Costly UL residence leaves Kenny and O’Keeffe unimpressed by college’s needless extravagance

A minor controversy has developed surrounding the newly constructed residence of UL President Don Barry on the campus of the University. Both the Minister for Education Batt O’Keeffe and the Fine Gael leader Enda Kenny have criticised the extremely expensive project, which is expected to come to over €3 million when costs of fixtures and outside infrastructure are added to the €1.1 million cost of the building itself.  Speaking on Morning Ireland, Mr O’Keeffe commented that “obviously at a time of stringent financial constraints one would always ask people in authority to exercise restraint. It sounds lavish.” He declared that he will be ordering a report into the construction of the house.

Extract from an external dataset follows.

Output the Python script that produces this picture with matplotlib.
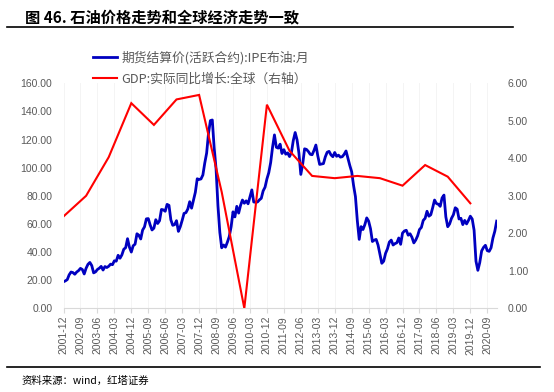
import numpy as np
import matplotlib.pyplot as plt
from matplotlib.lines import Line2D

plt.rcParams['font.family'] = ['Noto Sans CJK SC', 'DejaVu Sans']

# IPE Brent, monthly, 2001-12 .. 2021-02
brent = [
    18.9,
    19.5, 20.4, 23.8, 25.8, 25.4, 24.2, 25.8, 26.8, 28.4, 27.6, 24.4, 28.5,
    31.3, 32.6, 30.4, 25.2, 25.9, 27.6, 28.5, 29.8, 27.2, 29.7, 29.0, 29.9,
    31.4, 31.0, 33.8, 33.5, 37.7, 35.6, 38.0, 42.0, 43.1, 49.5, 43.5, 40.0,
    44.5, 45.6, 53.0, 52.0, 49.3, 55.6, 57.9, 63.6, 63.8, 59.3, 55.7, 57.0,
    63.0, 60.3, 62.3, 70.3, 70.0, 69.0, 73.9, 73.2, 62.9, 59.0, 59.5, 62.3,
    54.7, 58.0, 62.5, 67.5, 68.0, 70.6, 75.8, 71.2, 77.0, 82.5, 92.1, 91.6,
    92.0, 94.8, 103.3, 110.4, 124.6, 133.5, 133.9, 114.0, 99.1, 73.0, 54.0, 43.0,
    45.0, 43.5, 47.0, 51.0, 58.0, 68.6, 65.0, 72.5, 67.7, 73.2, 77.0, 74.7,
    76.4, 74.3, 79.3, 84.2, 75.6, 75.4, 75.6, 77.1, 78.2, 83.5, 86.1, 92.0,
    96.5, 103.7, 114.6, 123.3, 114.5, 113.9, 116.7, 110.1, 112.8, 109.6, 110.5, 107.9,
    110.7, 119.3, 125.0, 119.8, 110.3, 95.2, 102.6, 113.4, 113.0, 111.5, 109.5, 109.2,
    112.3, 116.1, 108.5, 102.3, 102.6, 102.9, 107.7, 111.0, 111.6, 109.1, 107.8, 110.8,
    108.1, 108.9, 107.5, 107.8, 109.5, 111.9, 106.8, 101.6, 97.1, 87.4, 79.4, 62.3,
    49.0, 58.1, 56.0, 59.5, 64.3, 62.0, 56.6, 47.5, 48.5, 49.0, 45.0, 38.5,
    32.0, 33.5, 39.1, 42.3, 47.1, 48.5, 45.0, 46.0, 46.6, 50.0, 45.5, 53.5,
    55.0, 55.5, 52.0, 53.0, 50.5, 46.5, 48.5, 51.5, 56.0, 57.5, 62.5, 64.0,
    69.0, 65.5, 66.5, 71.5, 77.0, 74.5, 74.0, 72.5, 78.5, 80.5, 65.0, 58.0,
    60.0, 64.0, 66.5, 71.5, 70.5, 63.5, 64.0, 59.5, 62.5, 60.0, 62.5, 65.5,
    63.5, 55.5, 33.5, 27.0, 32.5, 40.8, 43.3, 44.8, 41.0, 40.5, 43.0, 50.0,
    54.8, 62.0,
]

# global real GDP growth, plotted at December of each year 2001..2019
gdp = [2.45, 3.0, 4.03, 5.47, 4.89, 5.57, 5.69, 3.1, 0.0, 5.43,
       4.2, 3.53, 3.47, 3.53, 3.47, 3.27, 3.82, 3.51, 2.80]

def month_label(i):
    y = 2001 + (11 + i) // 12
    m = (11 + i) % 12 + 1
    return f"{y}-{m:02d}"

x_blue = np.arange(len(brent))
x_red = np.arange(len(gdp)) * 12
tick_pos = np.arange(0, len(brent), 9)
tick_lab = [month_label(i) for i in tick_pos]

W, H = 554, 392
fig = plt.figure(figsize=(W / 100, H / 100), dpi=100)
ax = fig.add_axes([63.5 / W, (H - 308.3) / H, (496.7 - 63.5) / W, 225 / H])
ax2 = ax.twinx()

blue_line, = ax.plot(x_blue, brent, color='#0000C0', lw=2.0, solid_joinstyle='round')
red_line, = ax2.plot(x_red, gdp, color='#FF0000', lw=1.5, solid_joinstyle='miter')

ax.set_xlim(0, len(brent) - 1)
ax.set_ylim(0, 160)
ax2.set_ylim(0, 6)
ax.set_yticks(np.arange(0, 161, 20))
ax2.set_yticks(np.arange(0, 7, 1))
ax.set_yticklabels([f"{v:.2f}" for v in np.arange(0, 161, 20)])
ax2.set_yticklabels([f"{v:.2f}" for v in np.arange(0, 7, 1)])
ax.set_xticks(tick_pos)
ax.set_xticklabels(tick_lab, rotation=90)
ax.grid(axis='x', color='#f2f2f2', lw=0.6)

for a in (ax, ax2):
    for s in a.spines.values():
        s.set_visible(False)
ax.spines['bottom'].set_visible(True)
ax.spines['bottom'].set_color('#d9d9d9')
ax.tick_params(axis='x', length=3.5, color='#d9d9d9', pad=2, labelcolor='#595959')
ax.tick_params(axis='y', length=0, pad=8, labelcolor='#595959')
ax2.tick_params(axis='y', length=0, pad=8, labelcolor='#595959')
for lab in ax.get_xticklabels() + ax.get_yticklabels() + ax2.get_yticklabels():
    lab.set_fontfamily('Liberation Sans')
    lab.set_fontsize(7.5)

# legend
leg = fig.legend([blue_line, red_line],
                 ['期货结算价(活跃合约):IPE布油:月', 'GDP:实际同比增长:全球（右轴）'],
                 loc='upper left', bbox_to_anchor=(93 / W, 1 - 51 / H),
                 frameon=False, handlelength=1.9, handletextpad=0.35,
                 labelspacing=0.62, borderpad=0, borderaxespad=0,
                 prop={'size': 9.2})
for t in leg.get_texts():
    t.set_color('#595959')

# title, rules, source
fig.text(25 / W, 1 - 17 / H, '图 46. 石油价格走势和全球经济走势一致',
         fontsize=11, fontweight='bold', va='center', ha='left', color='black')
fig.add_artist(Line2D([7 / W, 513 / W], [1 - 27.3 / H] * 2, color='black', lw=1.2))
fig.add_artist(Line2D([7 / W, 540 / W], [1 - 366.7 / H] * 2, color='black', lw=1.2))
fig.text(22 / W, 1 - 381 / H, '资料来源：wind，红塔证券', fontsize=7.5,
         va='center', ha='left', color='black')

fig.savefig('out.png', dpi=100)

The lavish building comes at a time when, according to the Sunday Independent, the university has now accumulated debts of over €3 million. In a large exposé on the new house, the paper detailed the extravagant spending on its interior. It emerged for example, that a quantity of Japanese silk wallpaper had been purchased at an estimated cost of over €40,000 for the president’s office. There was further controversy over the fact that the existing president’s €1 million house in Killaloe, remains under the ownership of the college, thus leading many to question the need for this second residence in the first place.
The university and its Students’ Union have been vocal in their defence of the project. The university emphasised that the money used for the house is private money, rather than that of taxpayers. It is understood to have been donated by Atlantic Philanthropies. This private foundation created in 1982 by the American billionaire Chuck Feeney, has donated over €40 million to UL, and been an essential driving force behind the university’s success. Eamonn Cregan, director of corporate affairs at UL, was also keen to stress that the university will have the building “at its disposal for a wide range of public events and campus functions as well as obviously providing residence for the president.”
Surprisingly, students were also keen to support the building of the residence, despite seeing a massive increase in their registration fees and various other educational cutbacks this year. Students’ Union President Ruan Dillon-McLoughlin acknowledged that it forms “part of the long term strategic plan for the university that will help see the university become a world class university in terms of infrastructure.” Many students were sceptical about the Minister’s sudden admonishment of a project that has been planned for a number of years now. 
Some like business student Shane O’Sullivan thought the Minister was looking for an “easy headline.” Others rationalised the spending of such an amount on the president’s residence by contrasting it with the vast sums of money that have been donated to UL, thus seeking to demonstrate that in comparative terms, the amount spent on the residence did not amount to much.
Despite the obvious need for a fully functioning president’s house on campus and the fact that it was paid for through private funding, it must still be acknowledged that the excessive sum of money spent on the property is difficult to reconcile with the realities of the current economic climate. Such profligacy frustrates many people who are being forced to tighten their belts and suffer the consequences of the extraordinary wastefulness that has permeated Irish public life over the past twelve years.
Even though the donor has the right to ask and dictate where the money should be spent, it would have been nice if, in the words of Deputy  Kenny, “the board had been more concentrated on seeking funding for the education resources of the students who attend UL.”